┌─ Given material
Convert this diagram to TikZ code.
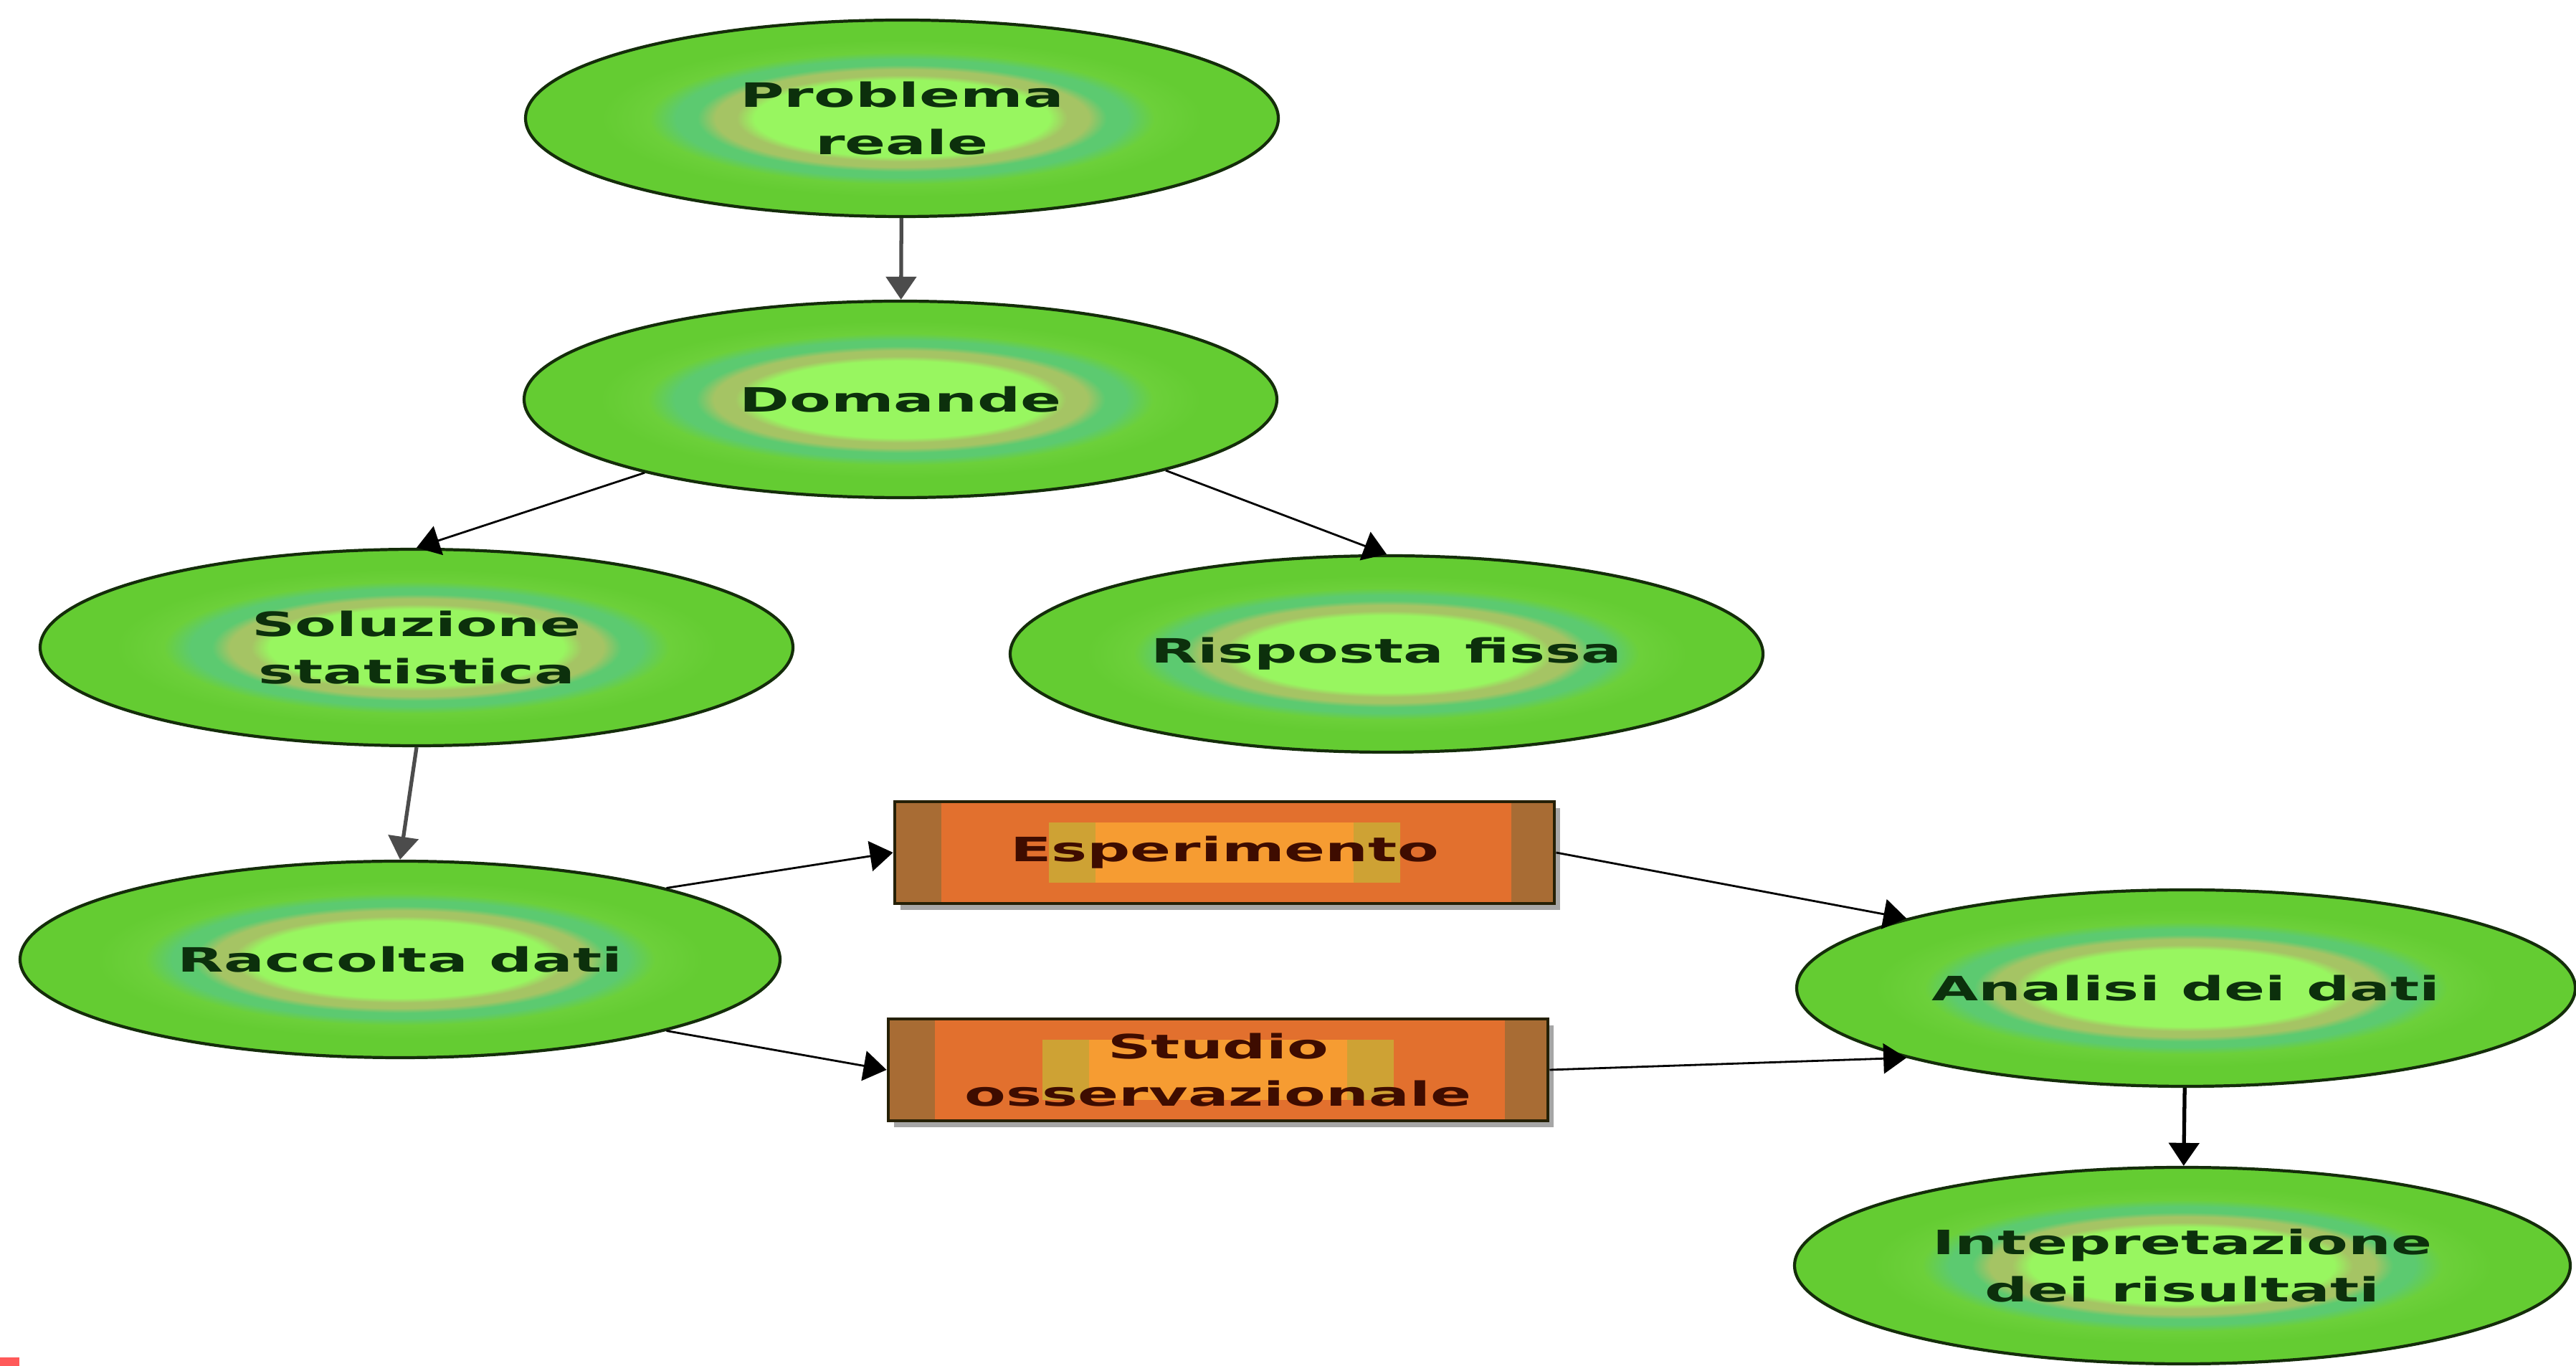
\documentclass[tikz,border=0pt]{standalone}
\usepackage{fontspec}
\usetikzlibrary{shapes.geometric,arrows.meta,shadows}
\newfontfamily\labelfont[FakeStretch=1.8]{DejaVu Sans}
\definecolor{coreg}{RGB}{152,246,96}
\definecolor{oliveg}{RGB}{165,196,100}
\definecolor{tealg}{RGB}{92,202,112}
\definecolor{midg}{RGB}{108,208,58}
\definecolor{outerg}{RGB}{100,204,50}
\definecolor{ovalline}{RGB}{20,45,10}
\definecolor{ovaltext}{RGB}{12,48,12}
\definecolor{boxorange}{RGB}{226,112,46}
\definecolor{bandbrown}{RGB}{168,108,52}
\definecolor{coreedge}{RGB}{206,162,52}
\definecolor{corefill}{RGB}{246,156,50}
\definecolor{boxtext}{RGB}{62,12,0}
\pgfdeclareradialshading{ovalglow}{\pgfpoint{0bp}{0bp}}{color(0bp)=(coreg); color(9.8bp)=(coreg); color(11bp)=(oliveg); color(12.4bp)=(oliveg); color(13.6bp)=(tealg); color(15bp)=(tealg); color(16.8bp)=(midg); color(20bp)=(outerg); color(50bp)=(outerg)}
\begin{document}
\begin{tikzpicture}[font=\labelfont\bfseries\fontsize{13.3}{19}\selectfont,
  >={Triangle[width=0.42cm,length=0.32cm]},
  oval/.style={ellipse, draw=ovalline, line width=1.2pt, shading=ovalglow, minimum width=10.5cm, minimum height=2.74cm, inner sep=0pt, align=center, text=ovaltext},
  workbox/.style={draw=ovalline!60!boxtext, line width=1.4pt, fill=boxorange, minimum width=9.2cm, minimum height=1.42cm, inner sep=0pt, align=center, text=boxtext,
    drop shadow={shadow xshift=0.08cm, shadow yshift=-0.09cm, fill=black, opacity=0.35},
    path picture={
      \fill[bandbrown] (path picture bounding box.south west) rectangle ([xshift=0.65cm]path picture bounding box.north west);
      \fill[bandbrown] (path picture bounding box.south east) rectangle ([xshift=-0.6cm]path picture bounding box.north east);
      \fill[coreedge] ([shift={(-2.45,-0.42)}]path picture bounding box.center) rectangle ([shift={(2.45,0.42)}]path picture bounding box.center);
      \fill[corefill] ([shift={(-1.8,-0.42)}]path picture bounding box.center) rectangle ([shift={(1.8,0.42)}]path picture bounding box.center);}},
  link/.style={->, line width=0.8pt},
  vlink/.style={->, line width=1.5pt, black!70}]
  \useasboundingbox[fill=white] (0,0) rectangle (35.93,19.05);
  \node[oval] (prob) at (12.58,17.40) {Problema\\reale};
  \node[oval] (dom) at (12.56,13.48) {Domande};
  \node[oval] (sol) at (5.81,10.02) {Soluzione\\statistica};
  \node[oval] (risp) at (19.34,9.93) {Risposta fissa};
  \node[oval, minimum width=10.6cm] (racc) at (5.58,5.67) {Raccolta dati};
  \node[workbox] (esp) at (17.08,7.16) {Esperimento};
  \node[workbox] (stud) at (16.99,4.13) {Studio\\osservazionale};
  \node[oval, minimum width=10.86cm] (anal) at (30.49,5.27) {Analisi dei dati};
  \node[oval, minimum width=10.82cm] (interp) at (30.44,1.40) {Intepretazione\\dei risultati};
  \draw[vlink] (prob) -- (dom);
  \draw[link] (dom.196) -- (sol.north);
  \draw[link] (dom.345) -- (risp.north);
  \draw[vlink] (sol.south) -- (racc.north);
  \draw[link] (racc.15) -- (esp.west);
  \draw[link] (racc.-15) -- (stud.west);
  \draw[link] (esp.east) -- (anal.166);
  \draw[link] (stud.east) -- (anal.194);
  \draw[vlink, black] (anal) -- (interp);
  % segno rosso in basso a sinistra
  \fill[red!65!white] (0,0) rectangle (0.27,0.12);
\end{tikzpicture}
\end{document}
└─
■ **The problem**
Leaving out the pictures, repeat the data above exactly.

■ **Answer to the problem**
Convert this diagram to TikZ code.
\documentclass[tikz,border=0pt]{standalone}
\usepackage{fontspec}
\usetikzlibrary{shapes.geometric,arrows.meta,shadows}
\newfontfamily\labelfont[FakeStretch=1.8]{DejaVu Sans}
\definecolor{coreg}{RGB}{152,246,96}
\definecolor{oliveg}{RGB}{165,196,100}
\definecolor{tealg}{RGB}{92,202,112}
\definecolor{midg}{RGB}{108,208,58}
\definecolor{outerg}{RGB}{100,204,50}
\definecolor{ovalline}{RGB}{20,45,10}
\definecolor{ovaltext}{RGB}{12,48,12}
\definecolor{boxorange}{RGB}{226,112,46}
\definecolor{bandbrown}{RGB}{168,108,52}
\definecolor{coreedge}{RGB}{206,162,52}
\definecolor{corefill}{RGB}{246,156,50}
\definecolor{boxtext}{RGB}{62,12,0}
\pgfdeclareradialshading{ovalglow}{\pgfpoint{0bp}{0bp}}{color(0bp)=(coreg); color(9.8bp)=(coreg); color(11bp)=(oliveg); color(12.4bp)=(oliveg); color(13.6bp)=(tealg); color(15bp)=(tealg); color(16.8bp)=(midg); color(20bp)=(outerg); color(50bp)=(outerg)}
\begin{document}
\begin{tikzpicture}[font=\labelfont\bfseries\fontsize{13.3}{19}\selectfont,
  >={Triangle[width=0.42cm,length=0.32cm]},
  oval/.style={ellipse, draw=ovalline, line width=1.2pt, shading=ovalglow, minimum width=10.5cm, minimum height=2.74cm, inner sep=0pt, align=center, text=ovaltext},
  workbox/.style={draw=ovalline!60!boxtext, line width=1.4pt, fill=boxorange, minimum width=9.2cm, minimum height=1.42cm, inner sep=0pt, align=center, text=boxtext,
    drop shadow={shadow xshift=0.08cm, shadow yshift=-0.09cm, fill=black, opacity=0.35},
    path picture={
      \fill[bandbrown] (path picture bounding box.south west) rectangle ([xshift=0.65cm]path picture bounding box.north west);
      \fill[bandbrown] (path picture bounding box.south east) rectangle ([xshift=-0.6cm]path picture bounding box.north east);
      \fill[coreedge] ([shift={(-2.45,-0.42)}]path picture bounding box.center) rectangle ([shift={(2.45,0.42)}]path picture bounding box.center);
      \fill[corefill] ([shift={(-1.8,-0.42)}]path picture bounding box.center) rectangle ([shift={(1.8,0.42)}]path picture bounding box.center);}},
  link/.style={->, line width=0.8pt},
  vlink/.style={->, line width=1.5pt, black!70}]
  \useasboundingbox[fill=white] (0,0) rectangle (35.93,19.05);
  \node[oval] (prob) at (12.58,17.40) {Problema\\reale};
  \node[oval] (dom) at (12.56,13.48) {Domande};
  \node[oval] (sol) at (5.81,10.02) {Soluzione\\statistica};
  \node[oval] (risp) at (19.34,9.93) {Risposta fissa};
  \node[oval, minimum width=10.6cm] (racc) at (5.58,5.67) {Raccolta dati};
  \node[workbox] (esp) at (17.08,7.16) {Esperimento};
  \node[workbox] (stud) at (16.99,4.13) {Studio\\osservazionale};
  \node[oval, minimum width=10.86cm] (anal) at (30.49,5.27) {Analisi dei dati};
  \node[oval, minimum width=10.82cm] (interp) at (30.44,1.40) {Intepretazione\\dei risultati};
  \draw[vlink] (prob) -- (dom);
  \draw[link] (dom.196) -- (sol.north);
  \draw[link] (dom.345) -- (risp.north);
  \draw[vlink] (sol.south) -- (racc.north);
  \draw[link] (racc.15) -- (esp.west);
  \draw[link] (racc.-15) -- (stud.west);
  \draw[link] (esp.east) -- (anal.166);
  \draw[link] (stud.east) -- (anal.194);
  \draw[vlink, black] (anal) -- (interp);
  % segno rosso in basso a sinistra
  \fill[red!65!white] (0,0) rectangle (0.27,0.12);
\end{tikzpicture}
\end{document}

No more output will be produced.